■ WHAT IS ASKED ■
Starting at the first line of the listing below, repeat each line up to and including the one containing "series = [arbeider, bediende, zelfstandige]". Leave out pictures.

■ INFORMATION SUPPLIED ■
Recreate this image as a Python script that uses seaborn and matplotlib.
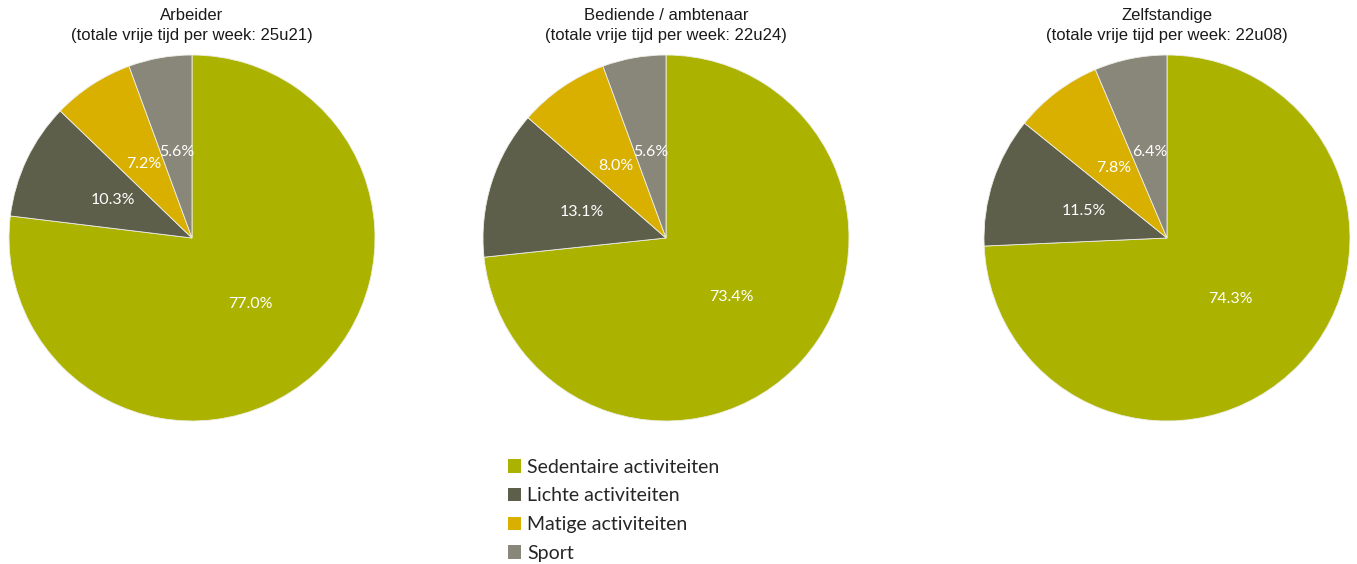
import matplotlib
matplotlib.use("Agg")
import matplotlib.pyplot as plt
import seaborn as sns
from matplotlib.patches import Patch

# data
groups = ["Arbeider", "Bediende / ambtenaar", "Zelfstandige"]
totals = ["25u21", "22u24", "22u08"]
categories = ["Sedentaire activiteiten", "Lichte activiteiten", "Matige activiteiten", "Sport"]
arbeider = [77.0, 10.3, 7.2, 5.6]
bediende = [73.4, 13.1, 8.0, 5.6]
zelfstandige = [74.3, 11.5, 7.8, 6.4]
colors = ["#abb300", "#5e5f4a", "#d9b000", "#888779"]

sns.set_theme(style="white")
plt.rcParams["font.family"] = ["Liberation Sans", "DejaVu Sans"]
palette = sns.color_palette(colors)

W, H = 1357, 564
fig = plt.figure(figsize=(W / 100, H / 100), dpi=100)

centers_x = [192, 666, 1167]
cy = 326
r = 183
series = [arbeider, bediende, zelfstandige]

for cx, name, tot, vals in zip(centers_x, groups, totals, series):
    ax = fig.add_axes([(cx - r) / W, (cy - r) / H, 2 * r / W, 2 * r / H])
    labels = iter([f"{v:.1f}%" for v in vals])
    wedges, texts, autotexts = ax.pie(
        vals, colors=palette, startangle=90, counterclock=False,
        autopct=lambda p: next(labels), pctdistance=0.48,
        wedgeprops=dict(edgecolor="#eeeee6", linewidth=0.6),
        textprops=dict(color="white", fontsize=11.5, family=["Lato", "DejaVu Sans"]),
    )
    ax.set_xlim(-1, 1)
    ax.set_ylim(-1, 1)
    ax.set_aspect("equal")
    ax.set_title(f"{name}\n(totale vrije tijd per week: {tot})", fontsize=12,
                 color="#1a1a1a", pad=11, linespacing=1.4)

handles = [Patch(facecolor=c, edgecolor="none") for c in palette]
fig.legend(handles, categories, loc="upper left", bbox_to_anchor=(500 / W, 1 - 451 / H),
           frameon=False, prop=dict(family=["Lato", "DejaVu Sans"], size=14),
           handlelength=0.7, handleheight=0.7, handletextpad=0.3, labelspacing=0.6,
           borderaxespad=0)

fig.savefig("out.png", dpi=100, facecolor="white")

■ WRITTEN ANSWER ■
Recreate this image as a Python script that uses seaborn and matplotlib.
import matplotlib
matplotlib.use("Agg")
import matplotlib.pyplot as plt
import seaborn as sns
from matplotlib.patches import Patch

# data
groups = ["Arbeider", "Bediende / ambtenaar", "Zelfstandige"]
totals = ["25u21", "22u24", "22u08"]
categories = ["Sedentaire activiteiten", "Lichte activiteiten", "Matige activiteiten", "Sport"]
arbeider = [77.0, 10.3, 7.2, 5.6]
bediende = [73.4, 13.1, 8.0, 5.6]
zelfstandige = [74.3, 11.5, 7.8, 6.4]
colors = ["#abb300", "#5e5f4a", "#d9b000", "#888779"]

sns.set_theme(style="white")
plt.rcParams["font.family"] = ["Liberation Sans", "DejaVu Sans"]
palette = sns.color_palette(colors)

W, H = 1357, 564
fig = plt.figure(figsize=(W / 100, H / 100), dpi=100)

centers_x = [192, 666, 1167]
cy = 326
r = 183
series = [arbeider, bediende, zelfstandige]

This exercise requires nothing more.